I should have eaten the fish.

Sunday, February 1, 2009

This morning after my shower, I came downstairs, ready for coffee and breakfast. Craving it. The coffee part especially (the weakest coffee you can possibly imagine, demands my stomach, but I'll take what I can get!) I headed into the kitchen, waltzing right past the dining room, to see Christopher putting a piece of salmon on a plate. Normally, that would be wonderful. I love salmon. But, it doesn't so much go with peanut butter and brown sugar hot cereal, right? This I learned a few weekends ago, but never said anything, thinking he'd probably never make the same breakfast again. Sometimes when I speak, things come out so much worse than I intend for them too. I was hoping this wouldn't be one of those moments.
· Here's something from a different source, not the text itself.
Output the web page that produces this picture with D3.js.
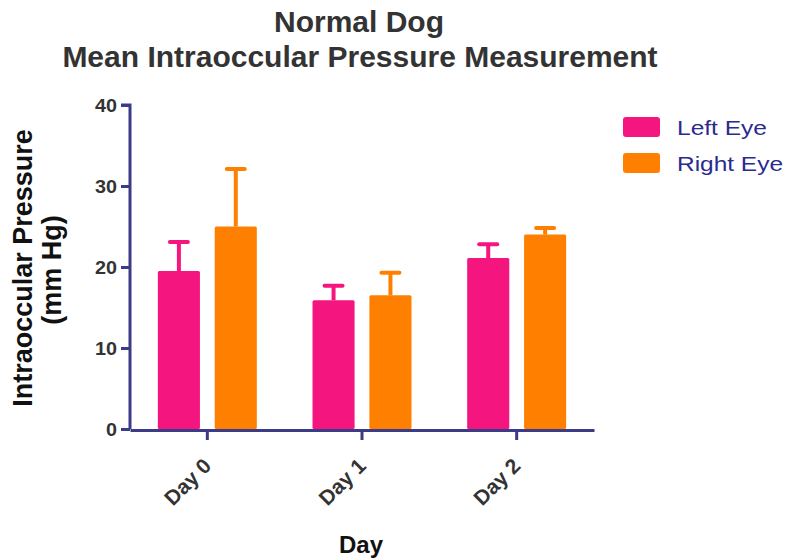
<!DOCTYPE html>
<html>
<head>
<meta charset="utf-8">
<script src="https://cdn.jsdelivr.net/npm/d3@7"></script>
<style>
  body { margin: 0; background: #fff; }
  svg text { font-family: Arial, "Liberation Sans", Helvetica, sans-serif; }
</style>
</head>
<body>
<script>
// chart data
const days = ['Day 0', 'Day 1', 'Day 2'];
const seriesNames = ['Left Eye', 'Right Eye'];
const leftMean = [19.5, 15.9, 21.1];
const leftErr = [23.1, 17.7, 22.8];
const rightMean = [25.0, 16.5, 24.0];
const rightErr = [32.1, 19.3, 24.8];
const yTicks = [0, 10, 20, 30, 40];

const colors = { 'Left Eye': '#f5157e', 'Right Eye': '#ff8000' };
const axisColor = '#3b3b87';

const svg = d3.select('body')
    .append('svg')
    .attr('width', 788)
    .attr('height', 558);

const x = d3.scaleBand()
    .domain(days)
    .range([130, 594])
    .paddingInner(0.36)
    .paddingOuter(0.18);

const xInner = d3.scaleBand()
    .domain(seriesNames)
    .range([0, x.bandwidth()])
    .paddingInner(0.26);

const y = d3.scaleLinear()
    .domain([0, 40])
    .range([429, 105]);

const rows = [];
days.forEach((d, i) => {
    rows.push({ day: d, series: 'Left Eye', mean: leftMean[i], err: leftErr[i] });
    rows.push({ day: d, series: 'Right Eye', mean: rightMean[i], err: rightErr[i] });
});

const cx = d => x(d.day) + xInner(d.series) + xInner.bandwidth() / 2;

// error bars (upper only), drawn under the bars
const eb = svg.append('g');
eb.selectAll('line.stem')
    .data(rows)
    .enter()
    .append('line')
    .attr('x1', cx)
    .attr('x2', cx)
    .attr('y1', d => y(d.mean))
    .attr('y2', d => y(d.err))
    .attr('stroke', d => colors[d.series])
    .attr('stroke-width', 4);

eb.selectAll('line.cap')
    .data(rows)
    .enter()
    .append('line')
    .attr('x1', d => cx(d) - 9)
    .attr('x2', d => cx(d) + 9)
    .attr('y1', d => y(d.err))
    .attr('y2', d => y(d.err))
    .attr('stroke', d => colors[d.series])
    .attr('stroke-width', 4)
    .attr('stroke-linecap', 'round');

svg.append('g')
    .selectAll('rect')
    .data(rows)
    .enter()
    .append('rect')
    .attr('x', d => x(d.day) + xInner(d.series))
    .attr('y', d => y(d.mean))
    .attr('width', xInner.bandwidth())
    .attr('height', d => y(0) - y(d.mean))
    .attr('rx', 1.5)
    .attr('fill', d => colors[d.series]);

// axes
const yAxis = d3.axisLeft(y).tickValues(yTicks).tickSize(9).tickPadding(4);
const gy = svg.append('g')
    .attr('transform', 'translate(130,0)')
    .call(yAxis)
    .attr('font-family', null)
    .attr('font-size', 19);
gy.select('.domain').attr('d', 'M-9,105H0V429').attr('stroke', axisColor).attr('stroke-width', 3);
gy.selectAll('.tick line').attr('stroke', axisColor).attr('stroke-width', 3);
gy.selectAll('.tick text')
    .attr('fill', '#333')
    .attr('font-weight', 'bold')
    .attr('textLength', d => d === 0 ? 11 : 22)
    .attr('lengthAdjust', 'spacingAndGlyphs');

const xAxis = d3.axisBottom(x).tickSize(10).tickSizeOuter(0);
const gx = svg.append('g')
    .attr('transform', 'translate(0,430)')
    .call(xAxis)
    .attr('font-family', null)
    .attr('font-size', 21);
gx.select('.domain').attr('stroke', axisColor).attr('stroke-width', 3);
gx.selectAll('.tick line').attr('stroke', axisColor).attr('stroke-width', 3);
gx.selectAll('.tick text')
    .attr('fill', '#333')
    .attr('font-weight', 'bold')
    .attr('text-anchor', 'end')
    .attr('y', 0)
    .attr('dy', '0.35em')
    .attr('transform', 'translate(0,32) rotate(-45)');

// titles
const title = svg.append('g')
    .attr('font-weight', 'bold')
    .attr('fill', '#333')
    .attr('font-size', 30)
    .attr('text-anchor', 'middle');
title.append('text').attr('x', 359).attr('y', 32).text('Normal Dog');
title.append('text').attr('x', 360).attr('y', 67).text('Mean Intraoccular Pressure Measurement');

svg.append('text')
    .attr('x', 361)
    .attr('y', 553)
    .attr('text-anchor', 'middle')
    .attr('font-size', 24)
    .attr('font-weight', 'bold')
    .attr('fill', '#111')
    .text('Day');

const yTitle = svg.append('g')
    .attr('transform', 'translate(0,268) rotate(-90)')
    .attr('text-anchor', 'middle')
    .attr('font-size', 27)
    .attr('font-weight', 'bold')
    .attr('fill', '#111');
yTitle.append('text').attr('x', 0).attr('y', 32).text('Intraoccular Pressure');
yTitle.append('text').attr('x', -2).attr('y', 61).text('(mm Hg)');

// legend
const legendWidths = [90, 106];
const legend = svg.append('g')
    .selectAll('g')
    .data(seriesNames)
    .enter()
    .append('g')
    .attr('transform', (d, i) => `translate(623,${117 + i * 36})`);
legend.append('rect')
    .attr('width', 37)
    .attr('height', 20)
    .attr('rx', 3)
    .attr('fill', d => colors[d]);
legend.append('text')
    .attr('x', 54)
    .attr('y', 18)
    .attr('font-size', 21)
    .attr('fill', '#2b2b8f')
    .attr('textLength', (d, i) => legendWidths[i])
    .attr('lengthAdjust', 'spacingAndGlyphs')
    .text(d => d);
</script>
</body>
</html>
I took a deep breath, and as nicely as I possibly could, I told him that he could have my piece. I made sure to repeatedly let him know that I wasn't trying to be mean, and I appreciated it, I just didn't want to eat peanut butter fish. It came out bitchy anyways. It always does, doesn't it? After being a rude and ungrateful fish hater, I went into the dining room, at which point I instantly felt like the worst wife in the whole world. This, would be why...

Moments upon reading the sweetest love note ever written by a Sasquatch, said Sasquatch asks me "Whats wrong?". I reply with " *sob* I'm sad. I mean, I'm happy. *sob* I'm sad-happy". Sasquatch asks again, "Why are you sad?", at which time the only possible response that I could come up with, was "...*sob sob sob*, I should have eaten the fish!". And then I continued to cry into my hands and stare at my bowl of breakfast cereal, hating myself for not eating the salmon and keeping my mouth shut. Here he was, trying to be as romantic as possible, and I had to ruin it didn't I?

So today I've learned 2 things. 1) My husband loves me. Which I've known, but haven't really been feeling. 2) It wouldn't kill me to put on a happy face and eat the salmon when presented the opportunity.